A:人生で何か新しいことを始めようという時って、やっぱり“生まれ変わる”くらいのエネルギーが必要になってくるものと僕は思っています。

 生まれ変わるとは、具体的にどういうことか。1日24時間ある中で、「これから」への時間をどれだけ確保できるかだと思うんです。

 たとえ現時点では可能性が1パーセントしかないとしても、1パーセントの可能性の芽を育てていく時間を、ちゃんと持てるかどうか。手段については、いくらでもアドバイスしてくれる人がいると思います。でも、本気になって時間を費やすことは結局のところ自分にしかできません。

 僕自身の反省も込めてですが、時間の確保にはかなりの本気が必要です。自分の一日を客観的に見て、どれだけ無駄な時間が多いことか。考えなくていいことを考え、見なくてもいいSNSを見て。それが人生だという説もありますが、生まれ変わって何か違う可能性を育てていく時には、やっぱり快楽を封印する必要がある。

 神様は見ていると僕は思います。

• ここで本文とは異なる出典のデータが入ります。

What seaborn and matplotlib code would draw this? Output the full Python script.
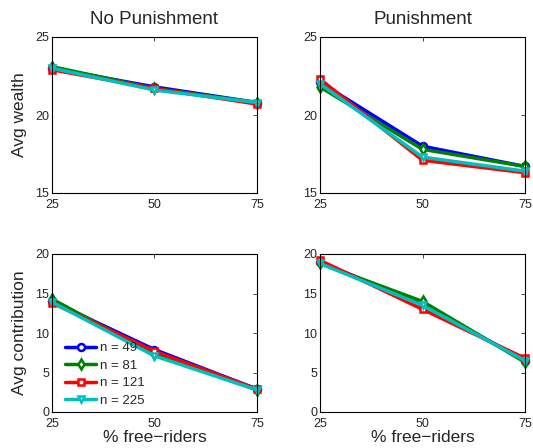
import matplotlib
matplotlib.use("Agg")
import matplotlib.pyplot as plt
import seaborn as sns
import pandas as pd

x_vals = [25, 50, 75]
series_labels = ["n = 49", "n = 81", "n = 121", "n = 225"]
colors = ["#0000ff", "#008000", "#ff0000", "#00bfbf"]
markers = ["o", "d", "s", "v"]

wealth_nopun = {
    "n = 49": [23.0, 21.8, 20.8],
    "n = 81": [23.1, 21.7, 20.8],
    "n = 121": [22.9, 21.7, 20.7],
    "n = 225": [23.0, 21.6, 20.8],
}
wealth_pun = {
    "n = 49": [22.1, 18.0, 16.7],
    "n = 81": [21.8, 17.8, 16.7],
    "n = 121": [22.3, 17.1, 16.3],
    "n = 225": [22.0, 17.3, 16.4],
}
contrib_nopun = {
    "n = 49": [14.0, 7.9, 2.9],
    "n = 81": [14.3, 7.3, 2.8],
    "n = 121": [13.8, 7.7, 2.9],
    "n = 225": [13.9, 7.1, 2.8],
}
contrib_pun = {
    "n = 49": [19.0, 13.6, 6.5],
    "n = 81": [18.8, 14.0, 6.3],
    "n = 121": [19.2, 13.0, 6.8],
    "n = 225": [18.8, 13.5, 6.5],
}

sns.set_style("white")
plt.rcParams["font.family"] = ["Liberation Sans", "DejaVu Sans"]

fig = plt.figure(figsize=(5.33, 4.48), dpi=100)
W, H = 533, 448
def axpos(l, t, r, b):
    return [l / W, 1 - b / H, (r - l) / W, (b - t) / H]

ax_tl = fig.add_axes(axpos(52, 37, 257, 193))
ax_tr = fig.add_axes(axpos(320, 37, 525, 193))
ax_bl = fig.add_axes(axpos(52, 254, 257, 412))
ax_br = fig.add_axes(axpos(320, 254, 525, 412))

def draw(ax, data, ylim, yticks):
    for lab, c, m in zip(series_labels, colors, markers):
        df = pd.DataFrame({"x": x_vals, "y": data[lab]})
        sns.lineplot(data=df, x="x", y="y", ax=ax, color=c, marker=m,
                     markersize=5, markerfacecolor="white",
                     markeredgecolor=c, markeredgewidth=1.8,
                     linewidth=2.5, label=lab, clip_on=False)
    ax.set_xlim(25, 75)
    ax.set_ylim(*ylim)
    ax.set_xticks(x_vals)
    ax.set_yticks(yticks)
    ax.tick_params(direction="in", top=True, right=True, length=3,
                   labelsize=9, width=0.6, pad=2)
    ax.tick_params(axis="x", pad=4)
    for s in ax.spines.values():
        s.set_linewidth(0.8)
        s.set_color("black")
    ax.set_xlabel("")
    ax.set_ylabel("")
    leg = ax.get_legend()
    if leg:
        leg.remove()

draw(ax_tl, wealth_nopun, (15, 25), [15, 20, 25])
draw(ax_tr, wealth_pun, (15, 25), [15, 20, 25])
draw(ax_bl, contrib_nopun, (0, 20), [0, 5, 10, 15, 20])
draw(ax_br, contrib_pun, (0, 20), [0, 5, 10, 15, 20])

ax_tl.set_title("No Punishment", fontsize=13.5, pad=9)
ax_tr.set_title("Punishment", fontsize=13.5, pad=9)
ax_tl.set_ylabel("Avg wealth", fontsize=12.5, labelpad=6)
ax_bl.set_ylabel("Avg contribution", fontsize=12.5, labelpad=6)
ax_bl.set_xlabel("% free\u2212riders", fontsize=12.5, labelpad=0)
ax_br.set_xlabel("% free\u2212riders", fontsize=12.5, labelpad=0)

handles, labels = ax_bl.get_legend_handles_labels()
ax_bl.legend(handles, labels, loc="lower left", frameon=False, fontsize=9.5,
             handlelength=2.3, handletextpad=0.35, labelspacing=0.4,
             borderaxespad=0.0, bbox_to_anchor=(0.04, 0.0))

fig.savefig("out.png", dpi=100)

Aに到達するのが結果的に無理だったとしても、「これだけ君はストイックになれたか。じゃあ本気なんだね」とBへのチケットを渡してくれる。本気を出すことで自分のエンジンとかそういうものが強化されるわけだから、今の会社で出世するかもしれないし、取引先から「あなた面白いから話聞かせて」と声がかかるかもしれない。占い師の経験からも、そういうことは本当によくあるんです。